Crescimento da Celulose Redesenha o Campo e Ameaça Segurança Alimentar no Leste de MS

Bulhõesdigital
A pujança econômica trazida pela indústria da celulose em Mato Grosso do Sul tem reconfigurado silenciosamente a vida no campo — e não para melhor. Enquanto a monocultura do eucalipto avança em ritmo acelerado sobre o território do leste do Estado, famílias de pequenos produtores rurais se veem em meio a um cenário de transição forçada, onde a agricultura familiar perde espaço e segurança alimentar se torna um desafio crescente.
Municípios como Ribas do Rio Pardo, Três Lagoas, Brasilândia, Santa Rita do Pardo, Inocência, Bataguassu e Selvíria concentram hoje vastas plantações de eucalipto, totalizando 1,69 milhão de hectares — o que representa 93% do total cultivado em todo o Estado. Em contraste, os assentamentos rurais somam pouco mais de 47 mil hectares, onde agricultores tentam manter viva a produção de alimentos.
A mudança de paisagem não é apenas visual. O impacto socioeconômico é profundo: áreas antes voltadas à subsistência agora convivem com a promessa de salários mais atrativos nas fábricas e florestas industriais, provocando uma migração silenciosa de trabalhadores rurais para a folha de pagamento das gigantes da celulose. Estimativas locais indicam que cerca de 40% das famílias assentadas já exercem algum tipo de atividade no setor. Fora do período de colheita, esse número cai para 15% a 20%.
“A gente tenta resistir. A proposta é não abandonar a agricultura familiar, mas é difícil competir”, relata Sebastião Landim, agricultor e líder da associação Amigos em Ação, que representa produtores dos assentamentos Mutum e Avaré, em Ribas do Rio Pardo. Segundo ele, a relação com as empresas é, em geral, cordial, e há até ações conjuntas para minimizar danos. “Não é uma briga contra o progresso. A gente quer coexistir com ele.”
Ainda assim, Landim alerta que a estrutura da região começa a dar sinais de esgotamento. “Antes era mais calmo. Agora vem gente de todo lado. Temos só uma ambulância. Como atende todo mundo?”, questiona.

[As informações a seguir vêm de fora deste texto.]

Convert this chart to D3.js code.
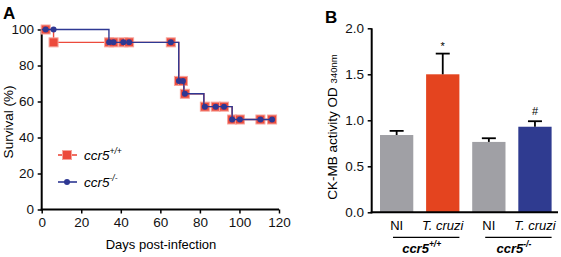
<!DOCTYPE html>
<html><head><meta charset="utf-8">
<script src="https://cdn.jsdelivr.net/npm/d3@7"></script>
<style>
body{margin:0;background:#fff}
svg{display:block;font-family:"Liberation Sans",Arial,sans-serif}
</style></head>
<body><svg id="c" width="561" height="257"></svg>
<script>
// ---- Panel A data ----
const xTicksA = [0,20,40,60,80,100,120];
const yTicksA = [0,20,40,60,80,100];
const stepsWT = [[0,100],[6,100],[6,92.86],[69.3,92.86],[69.3,71.43],[71.9,71.43],[71.9,64.29],[82,64.29],[82,57.14],[96.3,57.14],[96.3,50],[116.5,50]];
const stepsKO = [[0,100],[34,100],[34,92.86],[69.3,92.86],[69.3,71.43],[71.9,71.43],[71.9,64.29],[82,64.29],[82,57.14],[96.3,57.14],[96.3,50],[116.5,50]];
const marksWT = [[2,100],[6,92.86],[34.1,92.86],[36.3,92.86],[41.3,92.86],[44.2,92.86],[65.3,92.86],[69.4,71.43],[71.4,71.43],[72.4,64.29],[82.5,57.14],[88,57.14],[92.2,57.14],[96.3,50],[100.2,50],[110.6,50],[116.5,50]];
const marksKO = [[2,100],[6,100],[34.1,92.86],[36.3,92.86],[41.3,92.86],[44.2,92.86],[65.3,92.86],[69.4,71.43],[71.4,71.43],[72.4,64.29],[82.5,57.14],[88,57.14],[92.2,57.14],[96.3,50],[100.2,50],[110.6,50],[116.5,50]];
// ---- Panel B data ----
const barCats = ["NI1","TC1","NI2","TC2"];
const barLabels = ["NI","T. cruzi","NI","T. cruzi"];
const barValues = [0.84,1.50,0.765,0.93];
const barErrors = [0.045,0.225,0.04,0.06];
const barMarks = ["","*","","#"];
const yTicksB = [0.0,0.5,1.0,1.5,2.0];

const RED="#ec4a3c", BLUE="#2e3893";
const svg = d3.select("#c");

// ===== Panel A =====
const xA = d3.scaleLinear().domain([0,120]).range([41.7,279]);
const yA = d3.scaleLinear().domain([0,100]).range([209.5,29.5]);
const gA = svg.append("g");
const axXA = gA.append("g").attr("transform",`translate(0,${yA(0)})`)
  .call(d3.axisBottom(xA).tickValues(xTicksA).tickSize(4).tickSizeOuter(0));
const axYA = gA.append("g").attr("transform",`translate(${xA(0)},0)`)
  .call(d3.axisLeft(yA).tickValues(yTicksA).tickSize(4).tickSizeOuter(0));
[axXA,axYA].forEach(a=>{
  a.select(".domain").attr("stroke","#000").attr("stroke-width",2);
  a.selectAll(".tick line").attr("stroke","#000").attr("stroke-width",1.5);
  a.selectAll(".tick text").attr("font-size",13.5).attr("fill","#111").attr("font-family","Liberation Sans, Arial, sans-serif");
});
axXA.selectAll(".tick text").attr("dy","0.8em");
axYA.selectAll(".tick text").attr("dx","-0.05em");
axXA.select(".domain").attr("d",`M${xA(0)-1},0H${xA(120)}`);
axYA.select(".domain").attr("d",`M0,${yA(100)}V${yA(0)+1}`);

const line = d3.line().x(d=>xA(d[0])).y(d=>yA(d[1]));
gA.append("path").datum(stepsWT).attr("d",line).attr("fill","none").attr("stroke",RED).attr("stroke-width",1.4);
gA.selectAll(".sq").data(marksWT).join("rect").attr("class","sq")
  .attr("x",d=>xA(d[0])-4.5).attr("y",d=>yA(d[1])-4.5).attr("width",9).attr("height",9)
  .attr("fill",RED).attr("stroke","#f6a49b").attr("stroke-width",1);
gA.append("path").datum(stepsKO).attr("d",line).attr("fill","none").attr("stroke",BLUE).attr("stroke-width",1.4);
gA.selectAll(".dt").data(marksKO).join("circle").attr("class","dt")
  .attr("cx",d=>xA(d[0])).attr("cy",d=>yA(d[1])).attr("r",3).attr("fill",BLUE);

gA.append("text").attr("x",161).attr("y",249).attr("text-anchor","middle").attr("font-size",13).text("Days post-infection");
gA.append("text").attr("transform","translate(13,122) rotate(-90)").attr("text-anchor","middle").attr("font-size",13.5).text("Survival (%)");
gA.append("text").attr("x",3).attr("y",19).attr("font-size",17).attr("font-weight","bold").text("A");

// legend
const leg = [{y:155,sq:true,name:"ccr5",sup:"+/+"},{y:182,sq:false,name:"ccr5",sup:"-/-"}];
leg.forEach(l=>{
  const c = l.sq?RED:BLUE;
  gA.append("line").attr("x1",58).attr("x2",77).attr("y1",l.y).attr("y2",l.y).attr("stroke",c).attr("stroke-width",1.6);
  if(l.sq) gA.append("rect").attr("x",62.5).attr("y",l.y-4.5).attr("width",9).attr("height",9).attr("fill",RED).attr("stroke","#f6a49b");
  else gA.append("circle").attr("cx",67).attr("cy",l.y).attr("r",3).attr("fill",BLUE);
  const t = gA.append("text").attr("x",84).attr("y",l.y+5).attr("font-size",13.5).attr("font-style","italic");
  t.append("tspan").text(l.name);
  t.append("tspan").attr("font-size",8.5).attr("dy",-6).text(l.sup);
});

// ===== Panel B =====
const xB = d3.scaleBand().domain(barCats).range([371.7,559.9]).paddingInner(0.278).paddingOuter(0.18);
const yB = d3.scaleLinear().domain([0,2]).range([212.3,28.3]);
const colors = ["#a0a0a5","#e4441f","#a0a0a5","#2f3b90"];
const gB = svg.append("g");
gB.selectAll(".bar").data(barCats).join("rect").attr("class","bar")
  .attr("x",d=>xB(d)).attr("width",xB.bandwidth())
  .attr("y",(d,i)=>yB(barValues[i])).attr("height",(d,i)=>yB(0)-yB(barValues[i]))
  .attr("fill",(d,i)=>colors[i]);
// error bars
barCats.forEach((c,i)=>{
  const cx = xB(c)+xB.bandwidth()/2;
  const top = yB(barValues[i]+barErrors[i]);
  gB.append("line").attr("x1",cx).attr("x2",cx).attr("y1",yB(barValues[i])).attr("y2",top).attr("stroke","#000").attr("stroke-width",1.8);
  gB.append("line").attr("x1",cx-7).attr("x2",cx+7).attr("y1",top).attr("y2",top).attr("stroke","#000").attr("stroke-width",1.8);
  if(barMarks[i]) gB.append("text").attr("x",cx).attr("y",top-(barMarks[i]==="*"?4:6)).attr("text-anchor","middle")
    .attr("font-size",11).text(barMarks[i]);
});
const axYB = gB.append("g").attr("transform",`translate(371.7,0)`)
  .call(d3.axisLeft(yB).tickValues(yTicksB).tickFormat(d3.format(".1f")).tickSize(4).tickSizeOuter(0));
axYB.select(".domain").attr("stroke","#000").attr("stroke-width",2).attr("d",`M0,${yB(2)}V${yB(0)+1}`);
axYB.selectAll(".tick line").attr("stroke","#000").attr("stroke-width",1.5);
axYB.selectAll(".tick text").attr("font-size",13.5).attr("fill","#111").attr("font-family","Liberation Sans, Arial, sans-serif").attr("dx","-0.05em");
gB.append("line").attr("x1",370.7).attr("x2",558).attr("y1",yB(0)).attr("y2",yB(0)).attr("stroke","#000").attr("stroke-width",2);
// x labels
barCats.forEach((c,i)=>{
  gB.append("text").attr("x",xB(c)+xB.bandwidth()/2).attr("y",229.5).attr("text-anchor","middle")
    .attr("font-size",13).attr("font-style",i%2?"italic":"normal").text(barLabels[i]);
});
// group lines and labels
const groups = [{a:"NI1",b:"TC1",sup:"+/+"},{a:"NI2",b:"TC2",sup:"-/-"}];
groups.forEach(g=>{
  const x1 = xB(g.a)+13, x2 = xB(g.b)+xB.bandwidth();
  gB.append("line").attr("x1",x1).attr("x2",x2).attr("y1",237.3).attr("y2",237.3).attr("stroke","#000").attr("stroke-width",1.3);
  const t = gB.append("text").attr("x",(xB(g.a)+x2)/2+2).attr("y",252.5).attr("text-anchor","middle")
    .attr("font-size",13).attr("font-weight","bold").attr("font-style","italic");
  t.append("tspan").text("ccr5");
  t.append("tspan").attr("font-size",8.5).attr("dy",-6).text(g.sup);
});
const yl = gB.append("text").attr("transform","translate(337,127) rotate(-90)").attr("text-anchor","middle").attr("font-size",13.5);
yl.append("tspan").text("CK-MB activity OD ");
yl.append("tspan").attr("font-size",9.5).text("340nm");
gB.append("text").attr("x",325).attr("y",23).attr("font-size",17).attr("font-weight","bold").text("B");
</script></body></html>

A maior protagonista desse novo cenário é a Suzano, com cerca de 600 mil hectares de eucaliptos só na região. A empresa tem sido cobrada a participar de soluções coletivas, e já promoveu ações como a redução de agrotóxicos para preservar a produção de mel em projetos locais, além de apoiar corredores ecológicos em áreas de nascente.
Entretanto, os efeitos colaterais do avanço do monocultivo são visíveis. O superintendente regional do Incra, Paulo Roberto da Silva, o Paulo Ponta, afirma que o impacto ambiental é severo, especialmente sobre a fauna e os recursos hídricos. “Tem áreas em Selvíria onde os animais, sem alimento, invadiram os lotes dos assentamentos. Se plantar banana, vem arara, macaco, tudo.”
O reflexo disso também se vê nas rodovias da região, com o aumento de atropelamentos de animais silvestres. “Tem bicho batendo marmita na beira de estrada”, ironiza Valticinez Barbosa Santiago, gestor ambiental de Selvíria, utilizando uma expressão popular para descrever a trágica rotina das espécies que buscam comida fora do seu habitat.
A fauna local, rica em espécies como o lobo-guará, bugios, antas e veados, sofre com a redução de corredores naturais e o desaparecimento das matas. Diante desse cenário, o Incra propõe alternativas sustentáveis, como a criação de cinturões verdes em torno dos assentamentos, capazes de proteger os agricultores e a biodiversidade da região.
Enquanto isso, o leste de Mato Grosso do Sul assiste à transformação do campo — onde o verde do eucalipto avança veloz, mas a produção de alimentos e o modo de vida tradicional lutam para não desaparecer.